“28.04.2018 tarih 30405 sayılı Resmi Gazete yayınlanan, 7139 sayılı kanunla DSİ teşkilat kanununda değişiklik yapılıp ‘’Sulama Birlikleri’’ lağvedildi. 6172 sayılı kanunla kurularak çalışan 378 sulama birliği lağvedildi. 14 bin 487 meclis üyesi bulunan 378 sulama birliklerinde 1 milyon 300 binden fazla çiftçinin, seçimle göreve getirdiği sulama birliklerinin, meclis yönetim kurullar ve denetim kurulları lağvedilmiştir. DSİ teşkilat kanununda yapılan değişiklikle sulama birliklerinin yönetimine DSİ görevlisi getirilerek birlik yönetimlerinin yetkilerinin tamamı bu atanan DSİ personeline devredilmiştir. Üstelik bu görevlendirilen memur DSİ deki maaşını alacak görev pozisyonu devam ederken aynı zamanda Sulama Birliği bütçesinden maaş almaktadır. Son zamanda moda haline gelen birden fazla maaş alanlar kervanına üç yıldır Birlik Başkanlığına görevlendirilen DSİ memurlarıda katılmıştır. Görevlendirilen bu başkanlara ‘damga vergisi hariç herhangi bir vergi ve kesintiye tabi tutulmaksızın, sulama birliği hizmet alanı 1.000 hektara kadar olanlar için (10.000) gösterge rakamının, 1.000 hektar dâhil 10.000 hektara kadar olanlar için (15.000) gösterge rakamının ve 10.000 hektar ve fazla olanlar için (20.000) gösterge rakamının memur aylık katsayısı ile çarpımı sonucu bulunacak tutarda her ay huzur hakkı ödenir’’. Başkana ödenecek huzur hakkı prime esas kazanca dâhil edilmez şeklinde yasal düzenleme yapılmıştır. Ayrıca görevlendirlen bu birlik başkanına birliğin bütçesinden lüks bir araç ta tahsis ediliyor. Hamzadere Sulama Birliğide bu uygulamalardan biridir.Bölgemizin en önemli sulamasının şimdilik yıllık bütçesi 30 milyon TL üzerindedir.

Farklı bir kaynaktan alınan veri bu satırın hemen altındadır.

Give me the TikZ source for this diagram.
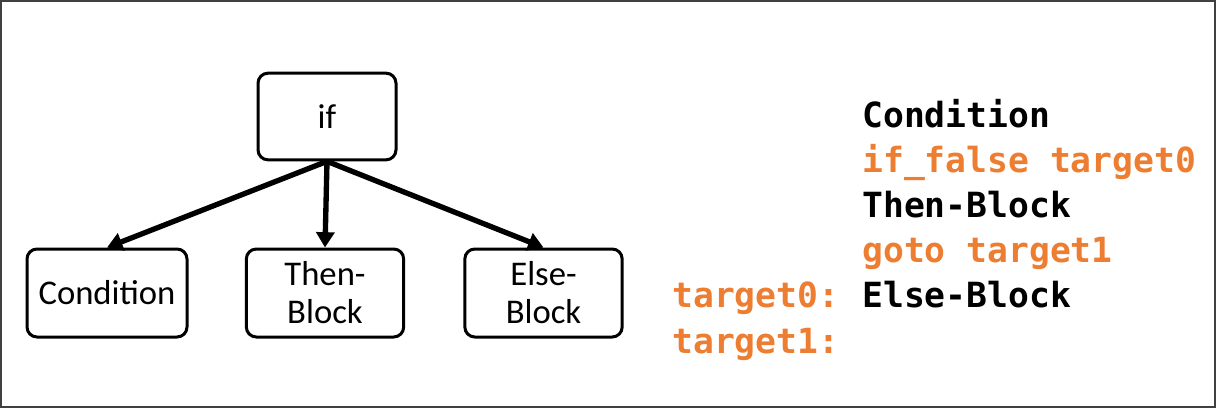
\documentclass[tikz,border=0pt]{standalone}
\usepackage{fontspec}
\setmainfont{Carlito}
\setmonofont{DejaVu Sans Mono}
\usetikzlibrary{arrows.meta}
\definecolor{codeorange}{HTML}{ED7D31}
\definecolor{framegray}{HTML}{404040}
\begin{document}
\begin{tikzpicture}[x=0.75pt,y=-0.75pt,
  treebox/.style={draw, line width=2.25pt, rounded corners=7.5pt, inner sep=0pt,
    align=center, font=\fontsize{26}{28.5}\selectfont},
  treearrow/.style={line width=4pt, -{Triangle[width=13.5pt,length=11.5pt]}},
  codeline/.style={anchor=base west, inner sep=0pt,
    font=\fontsize{26}{30}\selectfont\ttfamily\bfseries},
  kw/.style={text=codeorange},
]
\useasboundingbox (0,0) rectangle (1216,408);
\draw[framegray, line width=1.5pt] (1,1) rectangle (1215,407);

% tree
\node[treebox, minimum width=103.5pt, minimum height=65pt] (if) at (327,116.5) {if};
\node[treebox, minimum width=120pt, minimum height=66pt] (cond) at (107,293) {Condition};
\node[treebox, minimum width=118pt, minimum height=66pt] (then) at (325,293) {Then-\\Block};
\node[treebox, minimum width=118pt, minimum height=66pt] (else) at (543.5,293) {Else-\\Block};

\draw[treearrow] (if.south) -- (cond.north);
\draw[treearrow] (if.south) -- (then.north);
\draw[treearrow] (if.south) -- (else.north);

% code
\node[codeline] (c1) at (862,127) {Condition};
\node[codeline, kw] (c2) at (862,172) {if\_false target0};
\node[codeline] (c3) at (862,217) {Then-Block};
\node[codeline, kw] (c4) at (862,262) {goto target1};
\node[codeline, kw] (l1) at (672,307.5) {target0:};
\node[codeline] (c5) at (862,307.5) {Else-Block};
\node[codeline, kw] (l2) at (672,353) {target1:};
\end{tikzpicture}
\end{document}
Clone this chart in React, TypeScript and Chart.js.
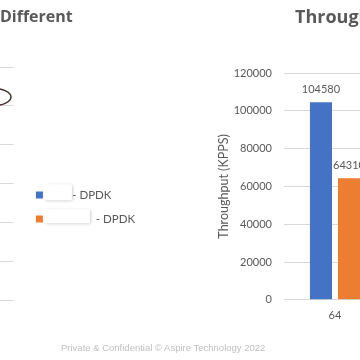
import React, { useEffect, useRef } from "react";
import { Chart, registerables } from "chart.js";

Chart.register(...registerables);

// ---- data ----
const categories: string[] = ["64"];
const seriesNames: string[] = ["        - DPDK", "                - DPDK"];
const blueValues: number[] = [104580];
const orangeValues: number[] = [64310];
const yMin = 0;
const yMax = 120000;
const yStep = 20000;
const yAxisTitle = "Throughput (KPPS)";
const leftTitle = "Different";
const rightTitle = "Throughput";
const footerText = "Private & Confidential \u00A9 Aspire Technology 2022";

const BLUE = "#4472C4";
const ORANGE = "#ED7D31";
const GRID = "#D9D9D9";
const TEXT = "#595959";
const FONT = "Lato";
const TITLE_FONT = '"Open Sans"';

const valueLabels = {
  id: "valueLabels",
  afterDatasetsDraw(chart: any) {
    const ctx = chart.ctx;
    ctx.save();
    ctx.font = `11px ${FONT}`;
    ctx.fillStyle = TEXT;
    ctx.textAlign = "center";
    ctx.textBaseline = "middle";
    chart.data.datasets.forEach((ds: any, i: number) => {
      chart.getDatasetMeta(i).data.forEach((el: any, j: number) => {
        ctx.fillText(String(ds.data[j]), el.x, el.y - 13);
      });
    });
    ctx.restore();
  },
};

const redactBoxes = {
  id: "redactBoxes",
  afterDraw(chart: any) {
    const boxes = chart.legend?.legendHitBoxes;
    if (!boxes) return;
    const ctx = chart.ctx;
    const specs = [
      { dx: 8, w: 28, dy: -5, h: 16 },
      { dx: 9, w: 45, dy: -4, h: 14 },
    ];
    ctx.save();
    boxes.forEach((b: any, i: number) => {
      const s = specs[i];
      if (!s) return;
      ctx.shadowColor = "rgba(0,0,0,0.25)";
      ctx.shadowBlur = 3;
      ctx.shadowOffsetX = 1;
      ctx.shadowOffsetY = 1;
      ctx.fillStyle = "#FFFFFF";
      ctx.fillRect(b.left + s.dx, b.top + s.dy, s.w, s.h);
    });
    ctx.restore();
  },
};

export default function App() {
  const leftRef = useRef<HTMLCanvasElement | null>(null);
  const rightRef = useRef<HTMLCanvasElement | null>(null);

  useEffect(() => {
    const left = new Chart(leftRef.current!, {
      type: "bar",
      data: {
        labels: [],
        datasets: [
          { label: seriesNames[0], data: [], backgroundColor: BLUE },
          { label: seriesNames[1], data: [], backgroundColor: ORANGE },
        ],
      },
      options: {
        animation: false,
        responsive: false,
        layout: { padding: { top: 67, bottom: 13, left: 0, right: 0 } },
        plugins: {
          legend: {
            position: "right",
            align: "center",
            labels: {
              boxWidth: 7,
              boxHeight: 7,
              padding: 12.5,
              color: TEXT,
              font: { size: 11.5, family: FONT },
            },
          },
          tooltip: { enabled: false },
        },
        scales: {
          x: {
            type: "category",
            grid: { display: false, drawTicks: false },
            border: { display: false },
            ticks: { display: false },
            afterFit: (s: any) => {
              s.height = 47;
            },
          },
          y: {
            min: yMin,
            max: yMax,
            ticks: { display: false, stepSize: yStep },
            grid: { color: GRID, drawTicks: false },
            border: { display: false },
          },
          spacer: {
            type: "linear",
            position: "right",
            display: true,
            grid: { display: false, drawTicks: false },
            border: { display: false },
            ticks: { display: false },
            afterFit: (s: any) => {
              s.width = 10;
            },
          },
        },
      } as any,
      plugins: [redactBoxes],
    });
    const ca = left.chartArea;
    leftRef.current!.style.left = `${13 - ca.right}px`;

    const right = new Chart(rightRef.current!, {
      type: "bar",
      data: {
        labels: categories,
        datasets: [
          {
            label: seriesNames[0],
            data: blueValues,
            backgroundColor: BLUE,
            barPercentage: 0.786,
            categoryPercentage: 0.55,
          },
          {
            label: seriesNames[1],
            data: orangeValues,
            backgroundColor: ORANGE,
            barPercentage: 0.786,
            categoryPercentage: 0.55,
          },
        ],
      },
      options: {
        animation: false,
        responsive: false,
        layout: { padding: { left: 10, right: 14, top: 73, bottom: 29 } },
        plugins: {
          legend: { display: false },
          tooltip: { enabled: false },
        },
        scales: {
          x: {
            grid: { display: false, drawTicks: false },
            border: { display: false },
            ticks: { color: TEXT, font: { size: 11, family: FONT }, padding: 9 },
          },
          y: {
            min: yMin,
            max: yMax,
            ticks: {
              stepSize: yStep,
              padding: 12,
              color: TEXT,
              font: { size: 11, family: FONT },
              callback: (v: any) => String(v),
            },
            grid: { color: GRID, drawTicks: false },
            border: { display: false },
            title: {
              display: true,
              text: yAxisTitle,
              color: TEXT,
              font: { size: 12.5, family: FONT },
              padding: { top: 6, bottom: 0 },
            },
            afterFit: (s: any) => {
              s.width = 74;
            },
          },
        },
      } as any,
      plugins: [valueLabels],
    });

    return () => {
      left.destroy();
      right.destroy();
    };
  }, []);

  return (
    <div
      style={{
        position: "fixed",
        left: 0,
        top: 0,
        width: 360,
        height: 360,
        overflow: "hidden",
        background: "#FFFFFF",
        fontFamily: FONT,
      }}
    >
      <canvas
        ref={leftRef}
        width={1000}
        height={360}
        style={{ position: "absolute", top: 0, left: -900, display: "block" }}
      />
      <canvas
        ref={rightRef}
        width={200}
        height={360}
        style={{ position: "absolute", top: 0, left: 200, display: "block" }}
      />
      <div
        style={{
          position: "absolute",
          left: 0,
          top: 5.5,
          font: `bold 16px ${TITLE_FONT}`,
          lineHeight: "20px",
          color: TEXT,
          whiteSpace: "nowrap",
        }}
      >
        {leftTitle}
      </div>
      <div
        style={{
          position: "absolute",
          left: 295,
          top: 5.5,
          font: `bold 18px ${TITLE_FONT}`,
          lineHeight: "20px",
          color: TEXT,
          whiteSpace: "nowrap",
        }}
      >
        {rightTitle}
      </div>
      <div
        style={{
          position: "absolute",
          left: 61,
          top: 342,
          font: `9.5px "Liberation Sans"`,
          lineHeight: "12px",
          color: "#BFBFBF",
          whiteSpace: "nowrap",
        }}
      >
        {footerText}
      </div>
      <svg
        width={360}
        height={360}
        style={{ position: "absolute", left: 0, top: 0, pointerEvents: "none" }}
      >
        <ellipse cx={-9} cy={97} rx={20} ry={9} fill="none" stroke="#3F302B" strokeWidth={1.5} />
      </svg>
    </div>
  );
}
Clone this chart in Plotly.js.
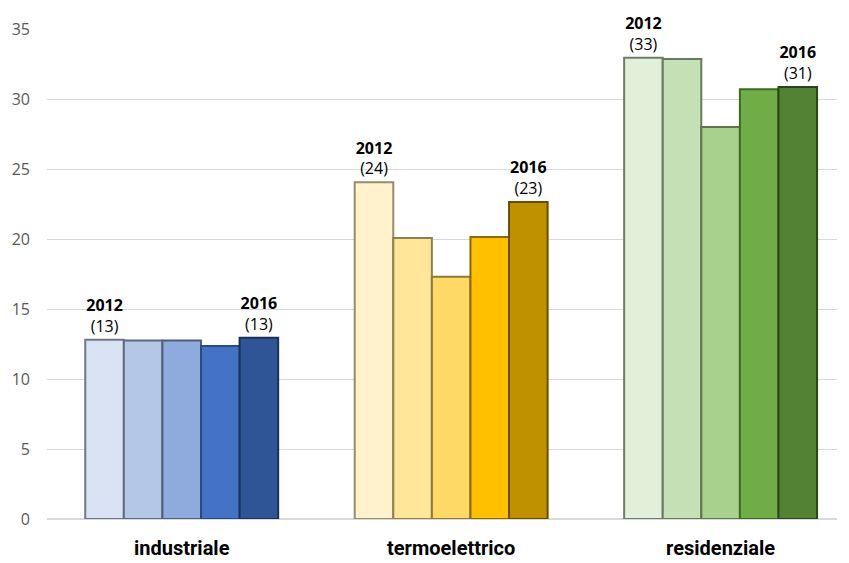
<!DOCTYPE html>
<html>
<head>
<meta charset="utf-8">
<script src="https://cdn.plot.ly/plotly-3.0.1.min.js"></script>
<style>html,body{margin:0;padding:0;background:#fff;}#chart{width:849px;height:563px;}</style>
</head>
<body>
<div id="chart"></div>
<script>
const categories = ["industriale", "termoelettrico", "residenziale"];
const years = ["2012", "2013", "2014", "2015", "2016"];
const v2012 = [12.8, 24.05, 32.95];
const v2013 = [12.75, 20.07, 32.85];
const v2014 = [12.75, 17.3, 28.0];
const v2015 = [12.35, 20.14, 30.7];
const v2016 = [12.95, 22.64, 30.85];
const yTicks = [0, 5, 10, 15, 20, 25, 30, 35];

const seriesValues = [v2012, v2013, v2014, v2015, v2016];
const palette = [
  ["#DAE3F3", "#FFF2CC", "#E2F0D9"],
  ["#B4C7E7", "#FFE699", "#C5E0B4"],
  ["#8FAADC", "#FFD966", "#A9D18E"],
  ["#4472C4", "#FFC000", "#70AD47"],
  ["#2F5597", "#BF9000", "#548235"]
];
const outline = [
  ["#6F7886", "#958C70", "#707C6A"],
  ["#5F6B7F", "#90814C", "#6A7A60"],
  ["#4E5E7C", "#8C7A3A", "#5E7450"],
  ["#2B4A80", "#8A6A00", "#3E6A20"],
  ["#1A3258", "#6A4C00", "#2A4619"]
];

const traces = seriesValues.map((vals, i) => {
  const labelled = (i === 0 || i === years.length - 1);
  return {
    type: "bar",
    name: years[i],
    x: categories,
    y: vals,
    text: vals.map(v => labelled ? "<b>" + years[i] + "</b><br>(" + Math.round(v) + ")" : ""),
    textposition: "outside",
    cliponaxis: false,
    constraintext: "none",
    outsidetextfont: {family: "Open Sans", size: 16, color: "#000"},
    marker: {color: palette[i], line: {color: outline[i], width: 2}},
    hoverinfo: "skip"
  };
});

const layout = {
  width: 849, height: 563,
  margin: {l: 47, r: 12, t: 29, b: 44},
  paper_bgcolor: "#fff", plot_bgcolor: "#fff",
  showlegend: false,
  barmode: "group",
  bargap: 0.284,
  bargroupgap: 0,
  font: {family: "Open Sans", color: "#595959"},
  xaxis: {
    type: "category",
    range: [-0.5, 2.432],
    showgrid: false, zeroline: false, showline: false,
    ticks: "",
    ticklabelstandoff: 15,
    tickfont: {family: "Roboto", size: 20, color: "#000", weight: "bold"}
  },
  yaxis: {
    range: [0, 35],
    tickvals: yTicks,
    ticktext: yTicks.map(String),
    showgrid: true, gridcolor: "#D9D9D9", gridwidth: 1,
    zeroline: true, zerolinecolor: "#D9D9D9", zerolinewidth: 1.5,
    showline: false, ticks: "",
    ticklabelstandoff: 16,
    tickfont: {family: "Open Sans", size: 16, color: "#595959"}
  }
};

Plotly.newPlot("chart", traces, layout, {displayModeBar: false, staticPlot: true});
</script>
</body>
</html>
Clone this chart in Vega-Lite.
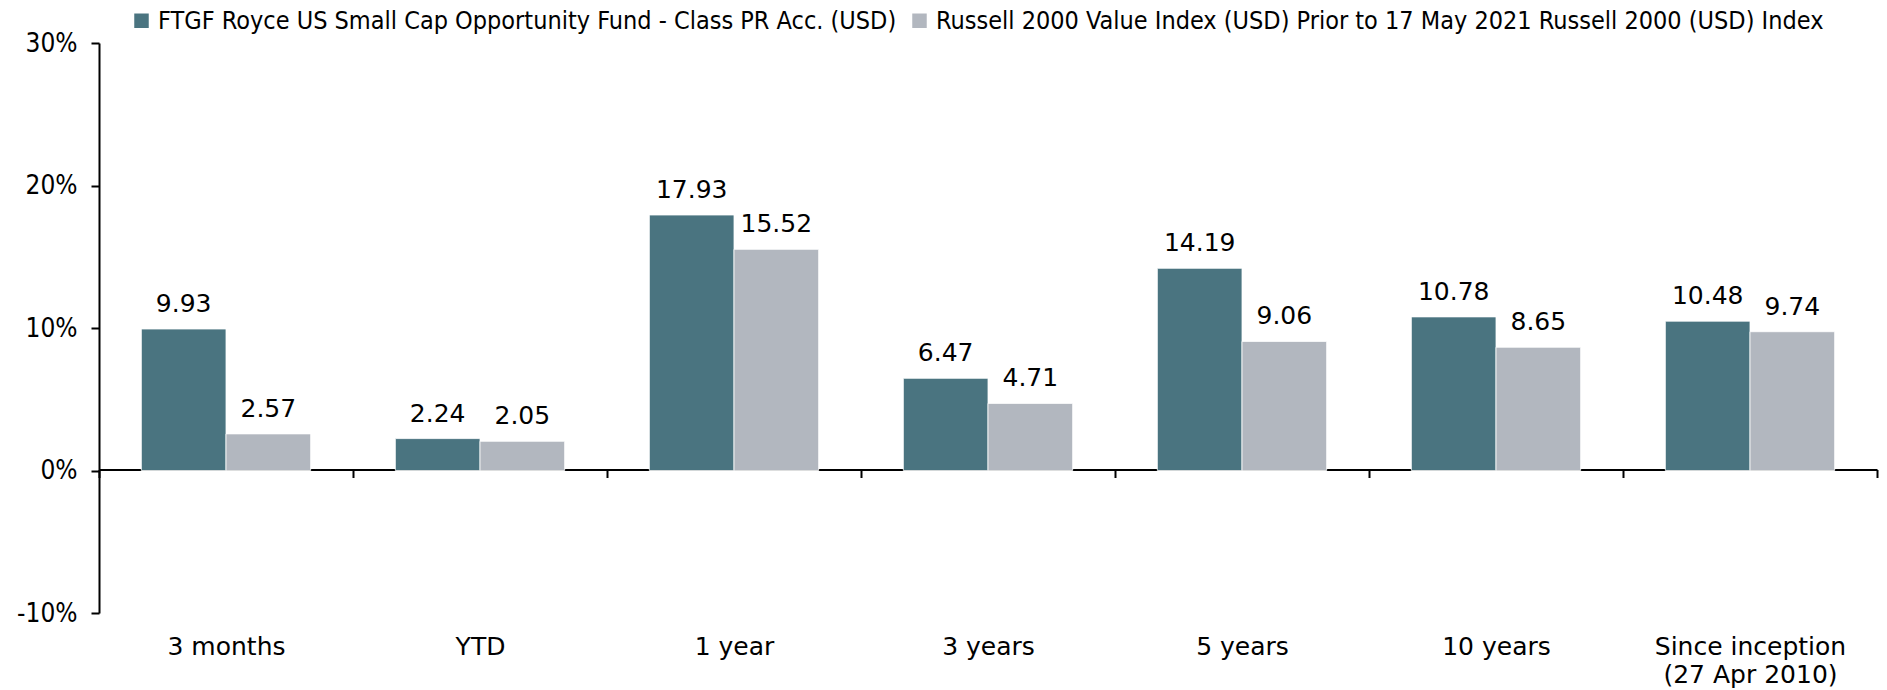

Sulamacı çiftçilerin girdi maliyetleri giderek artarken görevlendirilen personellere ikinci maaş tahakkuk ettirilmektedir. Birlik kurucuları ve üyelerinin paralarıyla ve sulayıcıların ödemelerinden oluşan mevduattan böyle bir uygulama ne derece adaletlidir. Halbuki birlik kendi denetim kuruluyla birlik yönetimini denetlerken şimdi böyle bir uygulama ortadan kalkmıştır.”
Sulama Birliklerinin lağvedilmesinin, sulama tesislerinin ve su kaynaklarının kişilere ya da şirketlere tahsisinin önünü açtığını belirten başkan Demir, “Elektrik dağıtım hizmetinin özel kesime devredilmesinin sonucu ortadadır. Umarız sulama tesislerinde su dağıtım ve işletilmeside özel kesime devredilmez. Aksi halde giderek yok edilen tarım sektörü çok daha hızlı yok edilecektir” dedi.